The classes were actually fun (not a joke!). I took the modules Anthropology of Food and Korean (both Humanities courses). Anthropology of Food taught me a lot about Korean food and its history; the current popular food companies in Korea, where the food in Korea comes from, how impossible meat is made and so on. Half of our classmates were actually KAIST students and we had class discussions several lessons a week, making the lessons really engaging. They told me how living in Korea is really like compared to what foreigners think it is like, for example the strong focus on manners. There were two assignments a week of manageable short answer questions, and the exams were writing 700-word long answers to two questions over two hours.
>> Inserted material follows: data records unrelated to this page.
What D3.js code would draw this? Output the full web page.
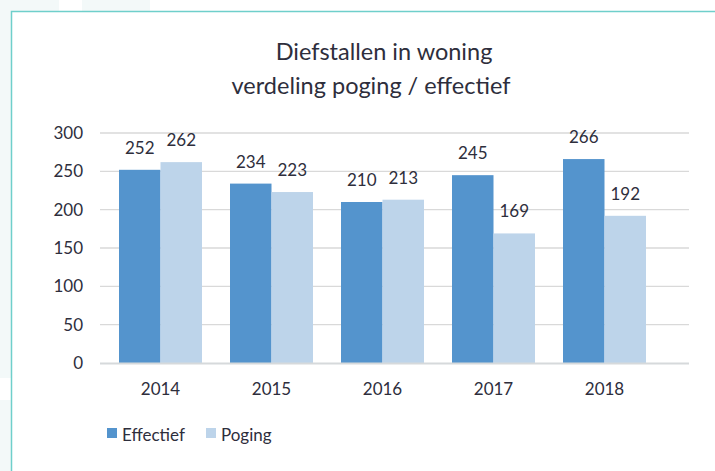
<!DOCTYPE html>
<html>
<head>
<meta charset="utf-8">
<script src="https://cdn.jsdelivr.net/npm/d3@7"></script>
<style>
  html, body { margin: 0; padding: 0; background: #f3f9f9; }
  svg { display: block; font-family: Lato, "Open Sans", sans-serif; }
</style>
</head>
<body>
<div id="chart"></div>
<script>
const years = ["2014", "2015", "2016", "2017", "2018"];
const effectief = [252, 234, 210, 245, 266];
const poging = [262, 223, 213, 169, 192];
const seriesNames = ["Effectief", "Poging"];
const yTicks = [0, 50, 100, 150, 200, 250, 300];
const titleLines = ["Diefstallen in woning", "verdeling poging / effectief"];

const colors = { Effectief: "#5494cd", Poging: "#bdd4ea" };
const textColor = "#2e2e3c";
const fs = 17;

const W = 715, H = 471;
const svg = d3.select("#chart").append("svg").attr("width", W).attr("height", H);

// page background bits outside the chart frame
svg.append("rect").attr("x", 0).attr("y", 0).attr("width", W).attr("height", H).attr("fill", "#f3f9f9");
svg.append("rect").attr("x", 59).attr("y", 0).attr("width", 23).attr("height", 11).attr("fill", "#fff");
svg.append("rect").attr("x", 150).attr("y", 0).attr("width", W - 150).attr("height", 11).attr("fill", "#fff");
svg.append("rect").attr("x", 0).attr("y", 378).attr("width", 11).attr("height", 22).attr("fill", "#fff");

// chart frame
svg.append("rect").attr("x", 12).attr("y", 12).attr("width", W).attr("height", H).attr("fill", "#fff");
svg.append("path").attr("d", `M11.5,${H} V11.5 H${W}`)
  .attr("fill", "none").attr("stroke", "#6fcfcb").attr("stroke-width", 1.5);

// title
const titleX = [384, 371];
svg.append("g").selectAll("text").data(titleLines).join("text")
  .attr("x", (d, i) => titleX[i])
  .attr("y", (d, i) => 60 + i * 34)
  .attr("text-anchor", "middle")
  .attr("font-size", 23.5)
  .attr("fill", textColor)
  .text(d => d);

// scales
const y = d3.scaleLinear().domain([0, 300]).range([363, 133]);
const x = d3.scaleBand().domain(years).range([105, 660]).paddingInner(0).paddingOuter(0);
const xs = d3.scaleBand().domain(seriesNames).range([0, 83]).padding(0);
const barOffset = (x.bandwidth() - 83) / 2;

// gridlines
svg.append("g").selectAll("line").data(yTicks.filter(t => t > 0)).join("line")
  .attr("x1", 100).attr("x2", 689)
  .attr("y1", d => y(d)).attr("y2", d => y(d))
  .attr("stroke", "#d9d9d9").attr("stroke-width", 1.3);

// y axis labels
const yAxis = svg.append("g").attr("transform", "translate(90,0)")
  .call(d3.axisLeft(y).tickValues(yTicks).tickSize(0).tickPadding(7));
yAxis.select(".domain").remove();
yAxis.selectAll("text").attr("font-size", fs).attr("fill", textColor).attr("font-family", "Lato, sans-serif");

// bars
const data = years.map((yr, i) => ({ year: yr, values: [
  { key: "Effectief", v: effectief[i] },
  { key: "Poging", v: poging[i] }
] }));

const groups = svg.append("g").selectAll("g").data(data).join("g")
  .attr("transform", d => `translate(${x(d.year) + barOffset},0)`);

groups.selectAll("rect").data(d => d.values).join("rect")
  .attr("x", d => xs(d.key))
  .attr("width", xs.bandwidth())
  .attr("y", d => y(d.v))
  .attr("height", d => y(0) - y(d.v))
  .attr("fill", d => colors[d.key]);

groups.selectAll("text").data(d => d.values).join("text")
  .attr("x", d => xs(d.key) + xs.bandwidth() / 2)
  .attr("y", d => y(d.v) - 16)
  .attr("text-anchor", "middle")
  .attr("font-size", fs)
  .attr("fill", textColor)
  .text(d => d.v);

// baseline
svg.append("line").attr("x1", 100).attr("x2", 689)
  .attr("y1", y(0) + 0.5).attr("y2", y(0) + 0.5)
  .attr("stroke", "#d6d9db").attr("stroke-width", 2);

// x axis labels
const xAxis = svg.append("g").attr("transform", `translate(0,${y(0)})`)
  .call(d3.axisBottom(x).tickSize(0).tickPadding(20));
xAxis.select(".domain").remove();
xAxis.selectAll("text").attr("font-size", fs).attr("fill", textColor).attr("font-family", "Lato, sans-serif");

// legend
const legendX = [107, 206];
const legend = svg.append("g").selectAll("g").data(seriesNames).join("g")
  .attr("transform", (d, i) => `translate(${legendX[i]},428)`);
legend.append("rect").attr("width", 10).attr("height", 10).attr("fill", d => colors[d]);
legend.append("text").attr("x", 15).attr("y", 13)
  .attr("font-size", fs).attr("fill", textColor).text(d => d);
</script>
</body>
</html>
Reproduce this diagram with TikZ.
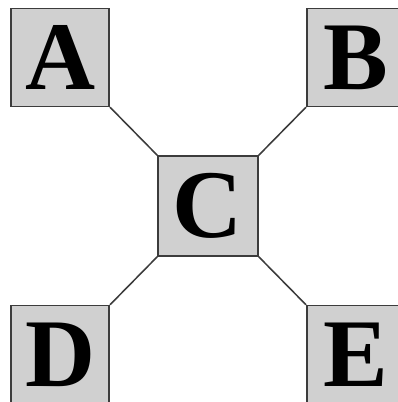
\documentclass[tikz,border=0pt]{standalone}
\usepackage{fontspec}
\setmainfont{Liberation Serif}
\usetikzlibrary{positioning}
\definecolor{boxfill}{HTML}{D0D0D0}
\definecolor{boxline}{HTML}{3C3C3C}
\begin{document}
\begin{tikzpicture}[node distance=1.2cm and 1.18cm]
        % Style Definitions
        \tikzstyle{letterbox} = [rectangle, draw=boxline, fill=boxfill, line width=1.1pt, minimum size=2.45cm, inner sep=0pt, font=\fontsize{69}{70}\selectfont\bfseries]
        \tikzstyle{link} = [draw=boxline, line width=1.1pt]

        \useasboundingbox (-5.2,5.15) rectangle (4.725,-4.9);

        % Nodes
        \node (c) [letterbox, minimum size=2.5cm] {C};
        \node (a) [letterbox, above left=of c] {A};
        \node (b) [letterbox, above right=of c] {B};
        \node (d) [letterbox, below left=of c] {D};
        \node (e) [letterbox, below right=of c] {E};

        % Links
        \draw[link] (a.south east) -- (c.north west);
        \draw[link] (b.south west) -- (c.north east);
        \draw[link] (d.north east) -- (c.south west);
        \draw[link] (e.north west) -- (c.south east);

    \end{tikzpicture}
\end{document}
Basic Korean would be a very intense learning curve for those who have never learnt Korean before. For those who have learnt Korean before, you would still be able to learn new things even if you are of a higher TOPIK (Test of Proficiency in Korean) level (Zhe Hui). By the first week, all of the students were taught how to read Korean, and the following weeks were about basic sentence structure and grammar, then being able to introduce ourselves in Korean, conversations about school and daily life. We were given oral exams and our final project was to make a short video in Korean about absolutely anything, which I found really the highlight of the course. It was fun and helped me practice my speaking! I think this wide breadth of humanities courses would benefit SUTD’s curriculum because the diverse knowledge helps us as engineering school students make more informed decisions, and it made my learning a lot more enjoyable. I think the workload is quite manageable for a summer programme.